[MATERIALS PROVIDED]:
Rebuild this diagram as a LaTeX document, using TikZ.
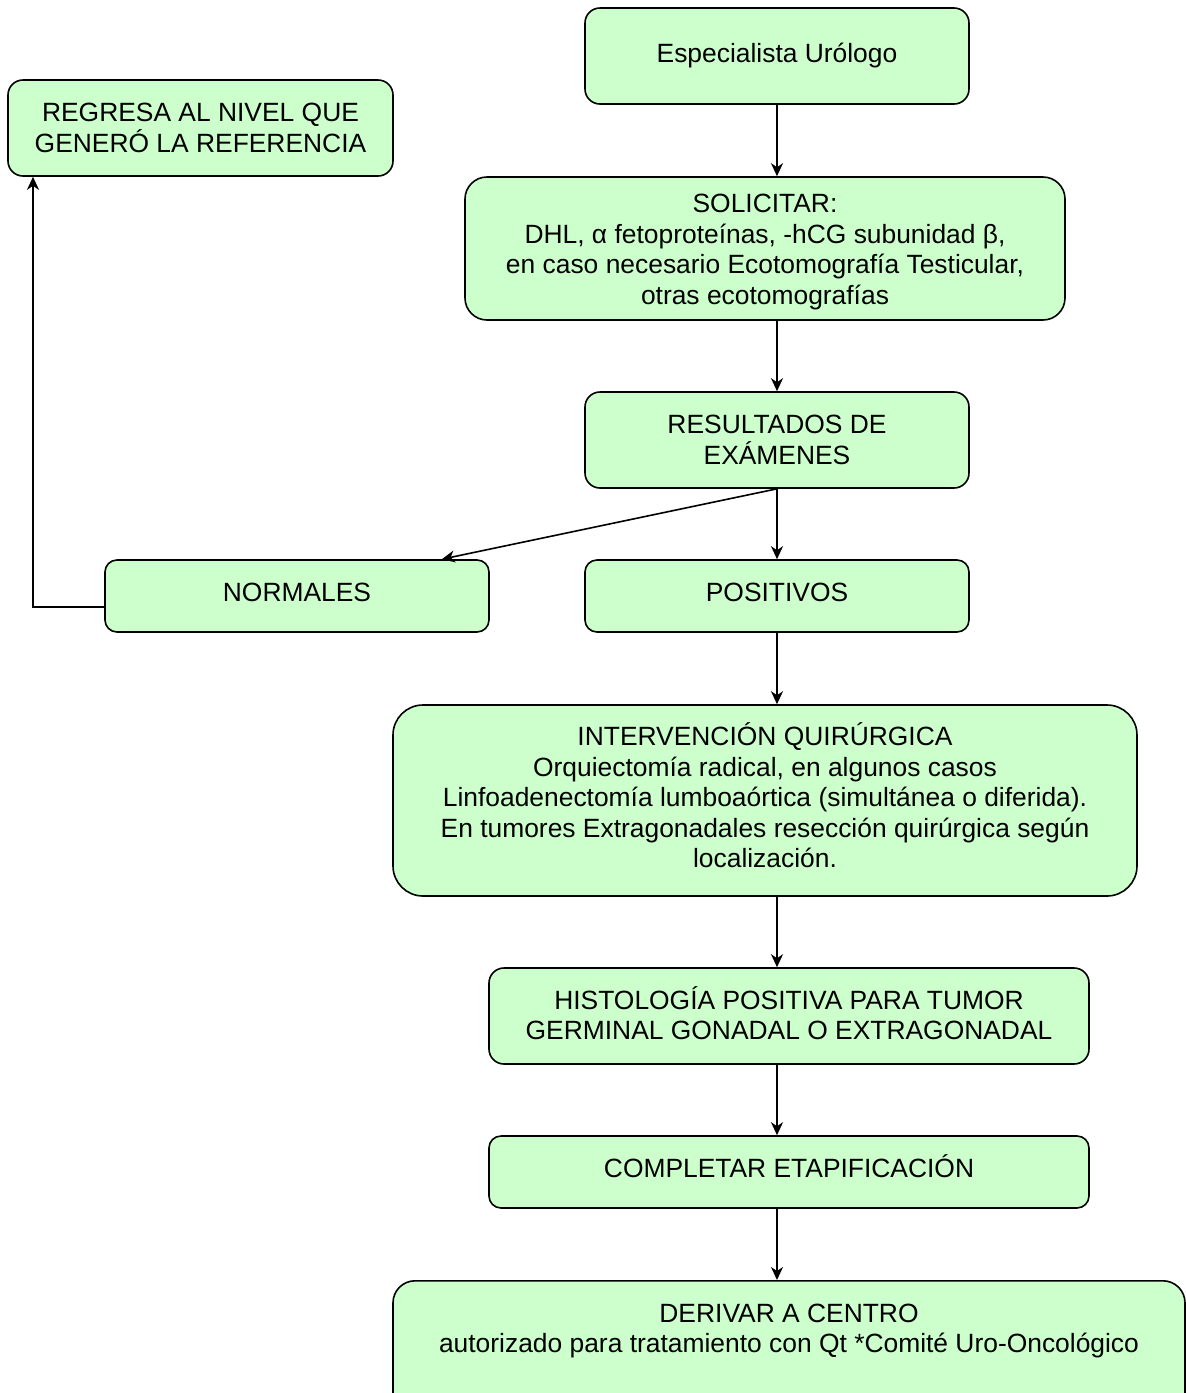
\documentclass[tikz,border=0pt]{standalone}
\usepackage{fontspec}
\setmainfont{Liberation Sans}
\usetikzlibrary{arrows.meta,calc}
\definecolor{boxgreen}{HTML}{CCFFCC}
\newcommand\topstrut[1]{\rule{0pt}{#1}}
\begin{document}
\begin{tikzpicture}[x=1pt,y=-1pt,
  box/.style={draw=black, fill=boxgreen, line width=1.6pt, align=center,
    font=\fontsize{26.4}{30.5}\selectfont, inner sep=0pt, rounded corners=15pt},
  tup/.style={execute at end node={\rule[-#1]{0pt}{#1}}},
  arr/.style={line width=1.6pt, -{Stealth[length=13pt,width=12pt,inset=4pt]}}]
\useasboundingbox (0,0) rectangle (1186,1393);
\fill[white] (0,0) rectangle (1186,1393);
\node[box, minimum width=384pt, minimum height=96pt] (esp) at (777,56) {Especialista Urólogo};
\node[box, minimum width=385pt, minimum height=96pt] (reg) at (200.5,128) {REGRESA AL NIVEL QUE\\GENERÓ LA REFERENCIA};
\node[box, minimum width=600pt, minimum height=143pt, rounded corners=22pt] (sol) at (765,248.5) {\topstrut{25pt}SOLICITAR:\\DHL, α fetoproteínas, -hCG subunidad β,\\en caso necesario Ecotomografía Testicular,\\otras ecotomografías};
\node[box, minimum width=384pt, minimum height=96pt] (res) at (777,440) {RESULTADOS DE\\EXÁMENES};
\node[box, tup=8pt, minimum width=384pt, minimum height=72pt, rounded corners=12pt] (norm) at (297,596) {NORMALES};
\node[box, tup=8pt, minimum width=384pt, minimum height=72pt, rounded corners=12pt] (pos) at (777,596) {POSITIVOS};
\node[box, tup=10pt, minimum width=744pt, minimum height=191pt, rounded corners=30pt] (int) at (765,800.5) {INTERVENCIÓN QUIRÚRGICA\\Orquiectomía radical, en algunos casos\\Linfoadenectomía lumboaórtica (simultánea o diferida).\\En tumores Extragonadales resección quirúrgica según\\localización.};
\node[box, tup=6pt, minimum width=600pt, minimum height=96pt] (hist) at (789,1016) {HISTOLOGÍA POSITIVA PARA TUMOR\\GERMINAL GONADAL O EXTRAGONADAL};
\node[box, tup=12pt, minimum width=600pt, minimum height=72pt, rounded corners=12pt] (comp) at (789,1172) {COMPLETAR ETAPIFICACIÓN};
\node[box, minimum width=792pt, minimum height=140pt, rounded corners=22pt, anchor=north] (der) at (789,1280) {};
\node[align=center, font=\fontsize{26.4}{30.5}\selectfont, inner sep=0pt] (dertxt) at (789,1331) {DERIVAR A CENTRO\\autorizado para tratamiento con Qt *Comité Uro-Oncológico};
% connectors
\draw[arr] (esp.south) -- (sol.north -| esp.south);
\draw[arr] (sol.south -| res.north) -- (res.north);
\draw[arr] (res.south) -- (pos.north);
\draw[arr] (res.south) -- ($(norm.north east)+(-48,0)$);
\draw[arr] (norm.west |- 0,607) -| (reg.south -| 33,0);
\draw[arr] (pos.south) -- (int.north -| pos.south);
\draw[arr] (int.south -| pos.south) -- (hist.north -| pos.south);
\draw[arr] (hist.south -| pos.south) -- (comp.north -| pos.south);
\draw[arr] (comp.south -| pos.south) -- (der.north -| pos.south);
\end{tikzpicture}
\end{document}
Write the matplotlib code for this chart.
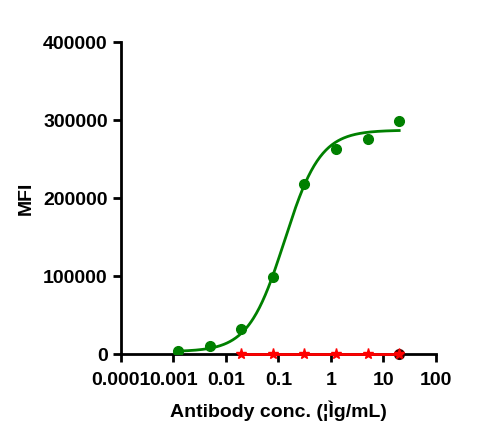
import numpy as np
import matplotlib.pyplot as plt
from matplotlib.ticker import LogLocator, FixedLocator

plt.rcParams['font.family'] = ['Liberation Sans', 'DejaVu Sans']
plt.rcParams['font.weight'] = 'bold'

conc = [0.00122, 0.00488, 0.0195, 0.078, 0.3125, 1.25, 5, 20]
mfi_green = [3800, 10300, 32000, 98700, 218000, 263000, 276000, 299000]
conc_red = [0.0195, 0.078, 0.3125, 1.25, 5, 20]
mfi_red = [0, 0, 0, 0, 0, 0]
conc_dark = [20]
mfi_dark = [0]

# 4PL fit parameters
bottom, top, ec50, hill = 3000, 287000, 0.13, 1.27

xt = [0.0001, 0.001, 0.01, 0.1, 1, 10, 100]
xt_labels = ['0.0001', '0.001', '0.01', '0.1', '1', '10', '100']
yt = [0, 100000, 200000, 300000, 400000]

fig = plt.figure(figsize=(4.99, 4.47), dpi=100)
ax = fig.add_axes([0.2425, 0.208, 0.631, 0.698])

xs = np.logspace(np.log10(conc[0]), np.log10(conc[-1]), 300)
ys = bottom + (top - bottom) / (1 + (ec50 / xs) ** hill)
ax.plot(xs, ys, color='#008000', lw=2, zorder=2)
ax.plot(conc, mfi_green, 'o', color='#008000', ms=7, zorder=3)

ax.plot(conc_dark, mfi_dark, 'o', color='#3a0000', ms=7, zorder=4, clip_on=False)
ax.plot(conc_red, mfi_red, '-', color='red', lw=2, zorder=4, clip_on=False)
ax.plot(conc_red, mfi_red, '*', color='red', ms=8, zorder=5, clip_on=False)

ax.set_xscale('log')
ax.set_xlim(0.0001, 100)
ax.set_ylim(0, 400000)
ax.xaxis.set_major_locator(FixedLocator(xt))
ax.set_xticks(xt)
ax.set_xticklabels(xt_labels)
ax.xaxis.set_minor_locator(LogLocator(base=10, subs=np.arange(2, 10)))
ax.set_yticks(yt)
ax.set_yticklabels([str(v) for v in yt])

for s in ['top', 'right']:
    ax.spines[s].set_visible(False)
for s in ['left', 'bottom']:
    ax.spines[s].set_linewidth(2)

ax.tick_params(axis='both', which='major', width=2, length=6, labelsize=14, direction='out')
ax.tick_params(axis='x', which='minor', width=1.5, length=3.5, direction='out')
ax.tick_params(axis='x', which='major', pad=7)

ax.set_xlabel('Antibody conc. (¦Ìg/mL)', fontsize=14, fontweight='bold', labelpad=8)
ax.set_ylabel('MFI', fontsize=14, fontweight='bold', labelpad=6)

fig.savefig('out.png', dpi=100)
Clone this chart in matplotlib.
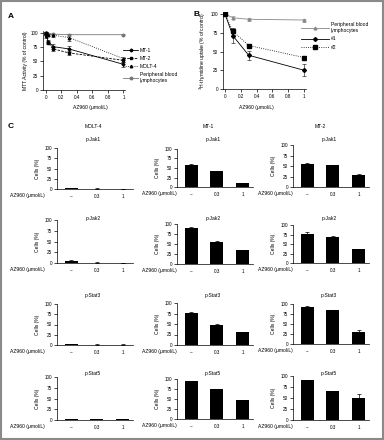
import numpy as np
import matplotlib.pyplot as plt
from matplotlib.patches import Rectangle
from matplotlib.lines import Line2D

plt.rcParams['font.family'] = ['Liberation Sans', 'DejaVu Sans']

# Panel A: MTT activity (% of control)
a_dose = [0, 0.01, 0.03, 0.1, 0.3, 1]
a_mt1 = [100, 98, 85, 76, 72, 45]
a_mt1_err = [1, 2, 3, 4, 5, 4]
a_mt2 = [100, 95, 83, 72, 65, 52]
a_mt2_err = [1, 3, 3, 3, 4, 3]
a_molt4 = [100, 99, 97, 96, 92, 55]
a_molt4_err = [1, 2, 2, 3, 6, 3]
a_pbl = [100, 100, 99, 98, 97, 97]
a_pbl_err = [1, 1, 1, 1, 2, 1]

# Panel B: 3H-thymidine uptake (% of control)
b_dose = [0, 0.1, 0.3, 1]
b_pbl = [100, 95, 93, 92]
b_pbl_err = [0, 2, 2, 2]
b_n1 = [100, 71, 45, 25]
b_n1_err = [0, 9, 6, 8]
b_n2 = [100, 77, 58, 42]
b_n2_err = [0, 5, 2, 2]

# Panel C: % positive cells
c_lines = ['MOLT-4', 'MT-1', 'MT-2']
c_markers = ['p-Jak1', 'p-Jak2', 'p-Stat3', 'p-Stat5']
c_ticks = ['\u2013', '0.3', '1']
molt4_vals = [[3, 1, 0.5], [4, 1, 0.5], [2, 1, 1], [2, 2, 2]]
molt4_err = [[0.5, 0.3, 0.3], [3, 0.5, 0.3], [0.5, 0.3, 0.3], [0.3, 0.3, 0.3]]
mt1_vals = [[59, 41, 10], [90, 56, 34], [77, 47, 31], [94, 75, 47]]
mt1_err = [[1, 1, 1], [2, 2, 2], [1, 2, 1], [0.5, 0.5, 0.5]]
mt2_vals = [[55, 52, 28], [77, 68, 36], [93, 84, 29], [90, 65, 51]]
mt2_err = [[2, 1, 2], [4, 4, 2], [1, 2, 5], [1, 1, 9]]

W, H = 384, 440
fig = plt.figure(figsize=(W / 100, H / 100), dpi=100)
fig.patches.append(Rectangle((0.002, 0.002), 0.996, 0.996, transform=fig.transFigure,
                             fill=False, edgecolor='#8a8a8a', linewidth=1.5))

FS = 3.6


def px_axes(left, top, right, bottom):
    return fig.add_axes([left / W, 1 - bottom / H, (right - left) / W, (bottom - top) / H])


def ftext(x, y, s, **kw):
    kw.setdefault('fontsize', FS)
    return fig.text(x / W, 1 - y / H, s, **kw)


def style(ax):
    for s in ['top', 'right']:
        ax.spines[s].set_visible(False)
    for s in ['left', 'bottom']:
        ax.spines[s].set_linewidth(0.5)
    ax.tick_params(length=2, width=0.5, labelsize=FS - 0.3, pad=1.5)


def series(ax, xs, ys, err, label, **kw):
    ax.errorbar(xs, ys, yerr=err, capsize=1.2, elinewidth=0.4, capthick=0.4,
                linewidth=0.6, **kw)
    return Line2D([], [], linewidth=0.6, label=label, **kw)


# ---- A ----
axA = px_axes(43, 31, 125, 90)
style(axA)
hA = [
    series(axA, a_dose, a_pbl, a_pbl_err, 'Peripheral blood\nlymphocytes',
           color='#777777', marker='o', markersize=1.8),
    series(axA, a_dose, a_molt4, a_molt4_err, 'MOLT-4', color='black', linestyle=':',
           marker='^', markersize=1.8),
    series(axA, a_dose, a_mt2, a_mt2_err, 'MT-2', color='black', linestyle='--',
           dashes=(3, 1.5), marker='s', markersize=1.8),
    series(axA, a_dose, a_mt1, a_mt1_err, 'MT-1', color='black', marker='D', markersize=1.5),
]
axA.set_xlim(-0.035, 1.02)
axA.set_ylim(0, 103.5)
axA.set_xticks([0, 0.2, 0.4, 0.6, 0.8, 1])
axA.set_xticklabels(['0', '0.2', '0.4', '0.6', '0.8', '1'])
axA.set_yticks([0, 25, 50, 75, 100])
axA.legend(handles=hA[::-1], loc='upper left', bbox_to_anchor=(123 / W, 1 - 48 / H),
           bbox_transform=fig.transFigure, frameon=False, fontsize=FS, handlelength=3,
           handletextpad=0.4, labelspacing=0.6, borderaxespad=0, borderpad=0)
ftext(90, 108, 'AZ960 (\u03bcmol/L)', ha='center', va='center')
ftext(25, 61, 'MTT Activity (% of control)', ha='center', va='center', rotation=90)
ftext(8, 17, 'A', fontsize=6, fontweight='bold', ha='left', va='center')

# ---- B ----
axB = px_axes(223, 12, 306, 89)
style(axB)
hB = [
    series(axB, b_dose, b_pbl, b_pbl_err, 'Peripheral blood\nlymphocytes',
           color='#888888', marker='^', markersize=2),
    series(axB, b_dose, b_n1, b_n1_err, '#1', color='black', marker='D', markersize=2),
    series(axB, b_dose, b_n2, b_n2_err, '#2', color='black', linestyle=':', marker='s',
           markersize=3),
]
axB.set_xlim(-0.025, 1.025)
axB.set_ylim(0, 102.7)
axB.set_xticks([0, 0.2, 0.4, 0.6, 0.8, 1])
axB.set_xticklabels(['0', '0.2', '0.4', '0.6', '0.8', '1'])
axB.set_yticks([0, 25, 50, 75, 100])
axB.legend(handles=hB, loc='upper left', bbox_to_anchor=(301 / W, 1 - 22 / H),
           bbox_transform=fig.transFigure, frameon=False, fontsize=FS, handlelength=5.5,
           handletextpad=0.5, labelspacing=0.7, borderaxespad=0, borderpad=0)
ftext(256, 108, 'AZ960 (\u03bcmol/L)', ha='center', va='center')
ftext(203, 51, '$^3$H-thymidine uptake (% of control)', ha='center', va='center',
      rotation=90)
ftext(193, 14, 'B', fontsize=6, fontweight='bold', ha='left', va='center')

# ---- C ----
ftext(8, 127, 'C', fontsize=6, fontweight='bold', ha='left', va='center')
col_left = [57, 177, 293]
col_head_x = [93, 208, 320]
lab_off = [12, 0, 0]
row_title_y = [140, 218, 295, 373]
row_box = [
    [(148, 189), (149, 187), (145, 187)],
    [(220, 263), (224, 264), (225, 263)],
    [(304, 345), (303, 345), (304, 344)],
    [(377, 420), (379, 419), (376, 420)],
]
all_vals = [molt4_vals, mt1_vals, mt2_vals]
all_err = [molt4_err, mt1_err, mt2_err]
x = np.arange(3)

for c in range(3):
    ftext(col_head_x[c], 127, c_lines[c], ha='center', va='center')
    for r in range(4):
        top, bot = row_box[r][c]
        left = col_left[c]
        ax = px_axes(left, top, left + 76, bot)
        style(ax)
        vals = all_vals[c][r]
        err = all_err[c][r]
        ax.bar(x, vals, width=0.5, color='black',
               yerr=[np.zeros(3), err], capsize=1.2,
               error_kw=dict(elinewidth=0.5, capthick=0.5, ecolor='black'))
        ax.set_xlim(-0.55, 2.4)
        ax.set_ylim(0, 100)
        ax.set_yticks([0, 25, 50, 75, 100])
        ax.set_xticks(x)
        ax.set_xticklabels(c_ticks)
        ax.tick_params(axis='x', length=0, pad=3.5)
        ftext(left + 36, row_title_y[r], c_markers[r], ha='center', va='center')
        ftext(left - 19, (top + bot) / 2, 'Cells (%)', ha='center', va='center', rotation=90)
        ftext(left - lab_off[c], bot + 6.5, 'AZ960 (\u03bcmol/L)', ha='right', va='center')

fig.savefig('out.png', dpi=100)
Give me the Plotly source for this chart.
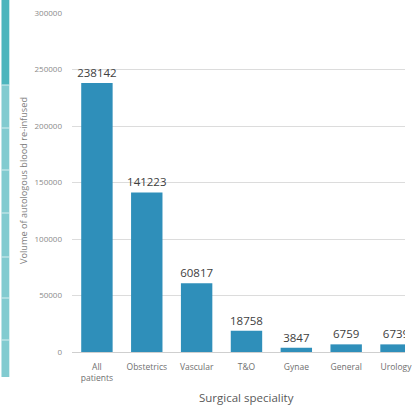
import plotly.graph_objects as go

categories = ["All<br>patients", "Obstetrics", "Vascular", "T&O", "Gynae", "General", "Urology"]
values = [238142, 141223, 60817, 18758, 3847, 6759, 6739]
y_ticks = [0, 50000, 100000, 150000, 200000, 250000, 300000]

W, H = 412, 406
L, R, T, B = 72, 0, 13, 54
pw, ph = W - L - R, H - T - B

def px_x(x):
    return (x - L) / pw

def px_y(y):
    return (H - B - y) / ph

fig = go.Figure()
fig.add_trace(go.Bar(
    x=list(range(len(categories))),
    y=values,
    marker=dict(color="#2f8fba", line=dict(width=0)),
    text=[str(v) for v in values],
    textposition="outside",
    constraintext="none",
    textfont=dict(family="Open Sans", size=11.5, color="#404040"),
    cliponaxis=True,
    width=0.63,
))

shapes = []
# decorative teal strip on the left
shapes.append(dict(type="rect", xref="paper", yref="paper",
                   x0=px_x(0), x1=px_x(8), y0=px_y(85), y1=px_y(0),
                   fillcolor="#4cb5bd", line=dict(width=0), layer="above"))
shapes.append(dict(type="rect", xref="paper", yref="paper",
                   x0=px_x(0), x1=px_x(8), y0=px_y(377), y1=px_y(85),
                   fillcolor="#82cbd0", line=dict(width=0), layer="above"))
for sy in [85, 128, 170, 213, 257, 298, 340]:
    shapes.append(dict(type="line", xref="paper", yref="paper",
                       x0=px_x(0), x1=px_x(8), y0=px_y(sy), y1=px_y(sy),
                       line=dict(color="#d8eef0", width=1), layer="above"))

fig.update_layout(
    width=W, height=H,
    margin=dict(l=L, r=R, t=T, b=B, pad=0),
    paper_bgcolor="white", plot_bgcolor="white",
    showlegend=False,
    font=dict(family="Open Sans", color="#7f7f7f"),
    xaxis=dict(
        range=[-0.5, 6.18],
        tickmode="array",
        tickvals=list(range(len(categories))),
        ticktext=categories,
        tickfont=dict(size=8.5, color="#6f6f6f"),
        showgrid=False, zeroline=False,
        showline=False, ticks="",
        ticklabelstandoff=8,
        ticklabeloverflow="allow",
    ),
    yaxis=dict(
        range=[0, 300000],
        tickmode="array",
        tickvals=y_ticks,
        ticktext=[str(v) for v in y_ticks],
        tickfont=dict(size=8, color="#8a8a8a"),
        showgrid=True, gridcolor="#dcdcdc", gridwidth=1,
        zeroline=True, zerolinecolor="#cfcfcf", zerolinewidth=1,
        showline=False, ticks="",
        ticklabelstandoff=9,
    ),
    shapes=shapes,
    annotations=[
        dict(text="Surgical speciality", xref="paper", yref="paper",
             x=px_x(250), y=px_y(397), showarrow=False,
             xanchor="center", yanchor="middle",
             font=dict(size=11.5, color="#595959", family="Open Sans")),
        dict(text="Volume of autologous blood re-infused", xref="paper", yref="paper",
             x=px_x(22), y=px_y(181), showarrow=False, textangle=-90,
             xanchor="center", yanchor="middle",
             font=dict(size=9.2, color="#7f7f7f", family="Open Sans")),
    ],
)

fig.write_html("out.html")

[THE TASK]: From the material above, reproduce only what runs from the line holding "Write the matplotlib code for this chart." down to the line holding "plt.rcParams['font.weight'] = 'bold'", both included, pictures excluded.

[FULL ANSWER]:
Write the matplotlib code for this chart.
import numpy as np
import matplotlib.pyplot as plt
from matplotlib.ticker import LogLocator, FixedLocator

plt.rcParams['font.family'] = ['Liberation Sans', 'DejaVu Sans']
plt.rcParams['font.weight'] = 'bold'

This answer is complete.